Everything Is Illuminated

by James McNally on September 13, 2005 · 1 comment

in Film Festivals,TIFF

Everything Is Illuminated

Everything Is Illuminated (USA, dir­ector Liev Schreiber): Based upon the acclaimed novel by Jonathan Safron Foer, Everything Is Illuminated is the dir­ect­orial debut of actor Liev Schreiber. An auda­cious choice, since the novel is multi-layered and very “meta”, but Schreiber, who also wrote the screen­play, handles the material with ease, for the most part.

Elijah Wood (looking as doll-like as ever, and wearing glasses that mag­nify his already-huge eyes to make the not-so-subtle point that he is an observer) plays Jonathan, a man obsessed with col­lecting things from his family’s his­tory. When his grand­mother hands him a pho­to­graph from 1940 saying, “Your grand­father wanted you to have this,” it sends Jonathan off on a voyage of dis­covery. The pic­ture is of his grand­father in Ukraine, standing with an unknown woman who, according to his grand­mother, saved him from the Nazis, allowing him to escape to America.

Jonathan duly turns up in Ukraine, where he hopes to unravel the mys­tery of the woman in the pho­to­graph. His tour guides turn out to be a little unnerving to the fussy and obsessive veget­arian. His trans­lator Alex is like a Ukrainian ver­sion of Sasha Baron-Cohen’s Ali G and Borat char­ac­ters rolled into one, and is played by new­comer Eugene Hutz, the frontman for the “gypsy punk” band Gogol Bordello, who con­tribute sev­eral songs to the soundtrack. While I thought his accent in the film was just an out­rageous parody, during the Q & A, I real­ized it was actu­ally his real voice (or maybe not. It could be part of the shtick.). Alex’s grand­father, the driver, thinks he is blind and is accom­panied every­where by Sammy Davis Jr. Jr., his “seeing-eye bitch.” Alex’s mangled English leads to many laughs, and the middle sec­tion of this road movie is easily the most enjoyable.

Things get a bit more ser­ious when they find the woman in the pho­to­graph, but here, in a sec­tion of the film called “The Illumination,” I found myself still a little in the dark. Perhaps in ironing out a few of the book’s twists, some­thing was lost, but I found the “mys­tery” either con­fusing or not so mys­ter­ious, and actu­ally felt a little unsat­is­fied by the end.

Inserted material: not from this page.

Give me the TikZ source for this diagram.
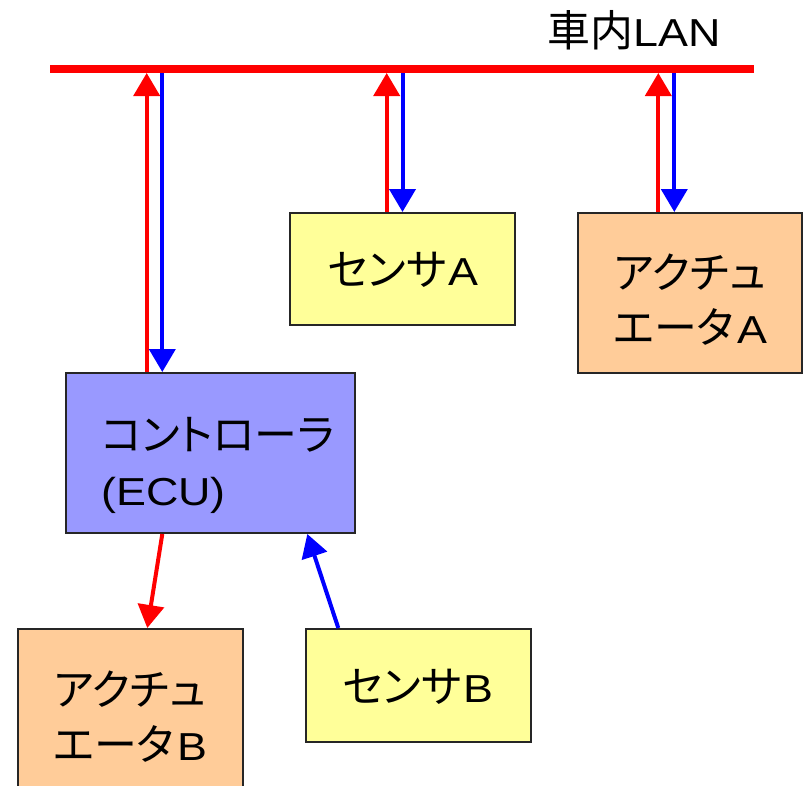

However, the film is shot and edited beau­ti­fully, the acting is fine, and the dir­ecting sure-handed. Schreiber admitted that the stuff in the book that he left out of the film was the stuff that attracted him to the idea in the first place. Which is an odd thing to say, really. The book con­tains an ima­gined his­tory of the shtetl where Jonathan’s grand­father was raised, a place with hun­dreds of years of his­tory which is wiped out by the Nazis in a few hours. I think this back­ground would have given the film the weight it needed at the end of the journey. Without that bal­last, the film floats away a bit.

Nevertheless, this is an assured debut from Schreiber, and I look for­ward to seeing what he chooses for his next project.